We advocate a research program in which the generic low energy physics of nearly-conformal gauge theories is characterized by combining lattice computations of specific gauge theories with more general effective field theory (EFT) analyses. We review lattice studies of the spectrum of a particular nearly-conformal gauge theory, eight flavor QCD, and discuss the light flavor-singlet scalar state as a candidate for a composite Higgs boson. New lattice results are presented for the maximal isospin pi-pi scattering length in the eight-flavor model. We compare the scattering length in the eight-flavor model to the scattering length in two- and six-flavor QCD and to the prediction from leading order chiral perturbation theory. Next, we present a new EFT framework based on the linear sigma model for describing the low-lying states of nearly conformal gauge theories. A particular emphasis is placed on the chiral breaking potential and the power counting of the spurion field.

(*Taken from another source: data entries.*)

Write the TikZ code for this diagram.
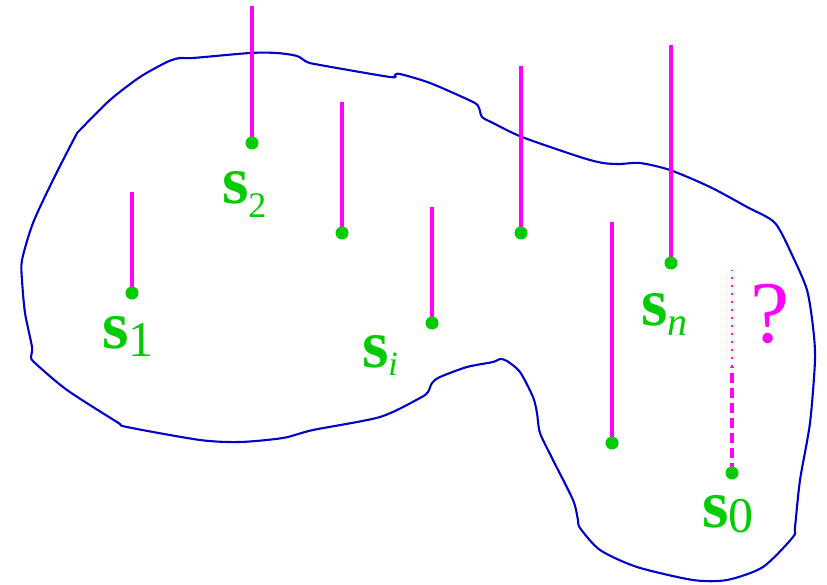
\documentclass[tikz,border=0pt]{standalone}
\usepackage{fontspec}
\setmainfont{Liberation Serif}
\usetikzlibrary{backgrounds}
\definecolor{ptgreen}{RGB}{0,204,0}
\definecolor{ptblue}{RGB}{0,0,200}
\definecolor{ptmag}{RGB}{255,0,255}
\newcommand\slab[3]{{\fontsize{68}{68}\selectfont\bfseries s}\raisebox{-#3pt}{\fontsize{#2}{#2}\selectfont #1}}
\begin{document}
\begin{tikzpicture}[x=1pt,y=-1pt,
  dot/.style={circle,fill=ptgreen,inner sep=0pt,minimum size=13pt},
  stem/.style={ptmag,line width=3.2pt},
  outline/.style={ptblue,line width=2.1pt},
  lab/.style={ptgreen,anchor=base west,inner sep=0pt,outer sep=0pt}]
\useasboundingbox (0,0) rectangle (827,585);
% points
\node[dot] (p1) at (132,293) {};
\node[dot] (p2) at (252,143) {};
\node[dot] (p3) at (342,233) {};
\node[dot] (p4) at (432,323) {};
\node[dot] (p5) at (521,233) {};
\node[dot] (p6) at (612,443) {};
\node[dot] (p7) at (671,263) {};
\node[dot] (p0) at (732,473) {};
\coordinate (t1) at (132,192);
\coordinate (t2) at (252,6);
\coordinate (t3) at (342,102);
\coordinate (t4) at (432,207);
\coordinate (t5) at (521,66);
\coordinate (t6) at (612,222);
\coordinate (t7) at (671,45);
\coordinate (m0) at (732,367);
\coordinate (t0) at (732,270);
\begin{scope}[on background layer]
\draw[outline] plot[smooth cycle,tension=0.45] coordinates {
(180,58) (193,58) (250,53) (277,53) (297,56) (307,62) (320,65) (390,77) (395,75)
(400,74) (430,83) (473,102) (479,108) (482,117) (493,123) (522,137) (580,157)
(603,163) (620,164) (640,163) (670,170) (710,187) (747,207) (775,223) (793,257)
(807,290) (813,327) (815,360) (810,423) (800,480) (795,527) (793,537) (763,567)
(727,580) (693,580) (637,567) (600,550) (580,528) (578,520) (573,500) (553,460)
(540,433) (537,413) (533,397) (520,372) (507,361) (500,359) (493,362) (467,367)
(440,377) (432,383) (428,392) (420,398) (380,417) (313,430) (283,438) (240,442)
(200,440) (127,427) (117,422) (67,390) (35,363) (31,357) (32,347) (25,313)
(22,280) (22,260) (33,223) (53,180) (75,137) (80,130) (110,100) (140,77) (167,62)};
\draw[stem] (p1.center) -- (t1);
\draw[stem] (p2.center) -- (t2);
\draw[stem] (p3.center) -- (t3);
\draw[stem] (p4.center) -- (t4);
\draw[stem] (p5.center) -- (t5);
\draw[stem] (p6.center) -- (t6);
\draw[stem] (p7.center) -- (t7);
\draw[stem,dash pattern=on 10pt off 5pt] (p0.center) -- (m0);
\draw[ptmag,line width=2.2pt,dash pattern=on 2pt off 6pt] (m0) -- (t0);
\end{scope}
% labels
\node[lab] (l1) at (102,348) {\slab{1}{50}{9}};
\node[lab] (l2) at (222,204) {\slab{2}{36}{14}};
\node[lab] (li) at (362,367) {\slab{\itshape i}{34}{8}};
\node[lab] (ln) at (641,325) {\slab{\itshape n}{40}{10}};
\node[lab] (l0) at (702,527) {\slab{0}{50}{5}};
\node[ptmag,anchor=base,inner sep=0pt] (q) at (770,342) {\fontsize{88}{88}\selectfont ?};
\end{tikzpicture}
\end{document}
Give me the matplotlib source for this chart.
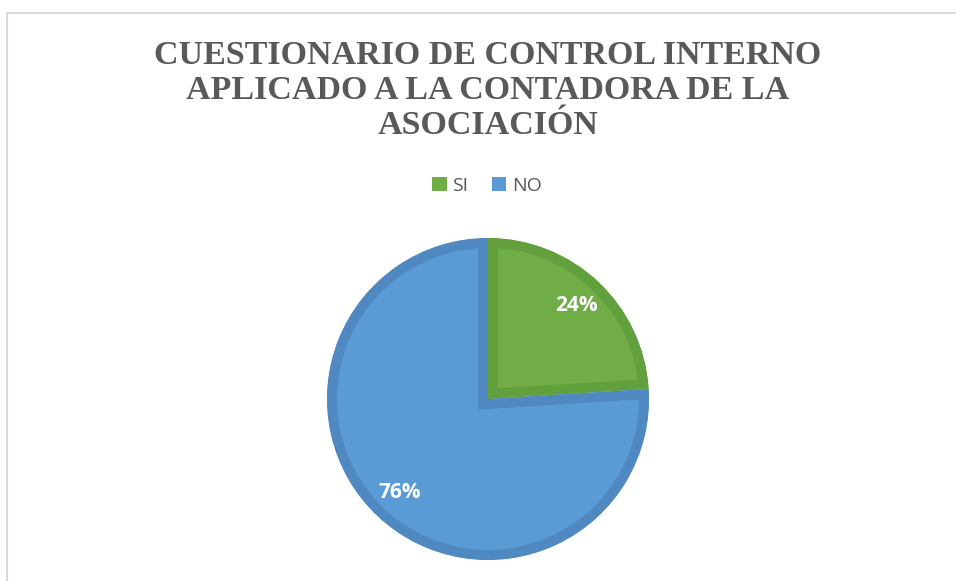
import matplotlib
matplotlib.use("Agg")
import matplotlib.pyplot as plt
from matplotlib.patches import Patch, Rectangle

categories = ["SI", "NO"]
values = [24, 76]
title = "CUESTIONARIO DE CONTROL INTERNO\nAPLICADO A LA CONTADORA DE LA\nASOCIACIÓN"

fills = ["#70AD47", "#5B9BD5"]
edges = ["#62A03D", "#5089C2"]

W, H = 956, 581
fig = plt.figure(figsize=(W / 100, H / 100), dpi=100)
ax = fig.add_axes([0, 0, 1, 1])

# chart frame
fig.patches.append(Rectangle((7 / W, -0.1), 1.2, (H - 13) / H + 0.1, transform=fig.transFigure,
                             fill=False, edgecolor="#D9D9D9", linewidth=1.5))

wedges, texts, autotexts = ax.pie(
    values, colors=fills, startangle=90, counterclock=False,
    center=(488, H - 399), radius=161,
    autopct="%1.0f%%", pctdistance=0.80,
    wedgeprops=dict(linewidth=14.4),
    textprops=dict(color="white", fontsize=15, fontweight="bold", family="Open Sans"),
    frame=True,
)
for w, ec in zip(wedges, edges):
    w.set_edgecolor(ec)
    w.set_joinstyle("miter")
    w.set_clip_on(True)
    w.set_clip_box(None)
    w.set_clip_path(w)
for t in autotexts:
    t.set_zorder(5)
ax.set_xlim(0, W)
ax.set_ylim(0, H)
ax.set_aspect("equal")
ax.axis("off")

fig.text(488 / W, 1 - 40 / H, title, ha="center", va="top", family="Liberation Serif",
         fontweight="bold", fontsize=24.5, color="#595959", linespacing=1.16)

handles = [Patch(facecolor=c, edgecolor="none", label=l) for c, l in zip(fills, categories)]
fig.legend(handles=handles, loc="center", bbox_to_anchor=(487 / W, 1 - 186 / H), ncol=2,
           frameon=False, prop=dict(family="Open Sans", size=14), labelcolor="#595959",
           handlelength=0.75, handleheight=0.75, handletextpad=0.3, columnspacing=1.2)

fig.savefig("out.png", dpi=100, facecolor="white")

Explicit fits of the model to lattice data are shown.

In the second half of the talk, we report on a new formulation of lattice quantum field theory suited for studying conformal field theories (CFTs) nonperturbatively in radial quantization. We demonstrate that this method is not only applicable to CFTs, but more generally for formulating a lattice regularization of quantum field theory on an arbitrary smooth Riemann manifold. The general procedure, which we refer to as quantum finite elements (QFE), is reviewed for scalar fields. Explicit numerical studies are presented for scalar phi-4 theory on the 2-sphere. We demonstrate that it is in close statistical agreement with the c=1/2 minimal 2D Ising CFT. We also investigate scalar phi-4 theory on R X S^2, and we report on progress towards studying the 3D Ising CFT in radial quantization on the lattice. Future directions for the method are discussed.

Thesis Advisor: George Fleming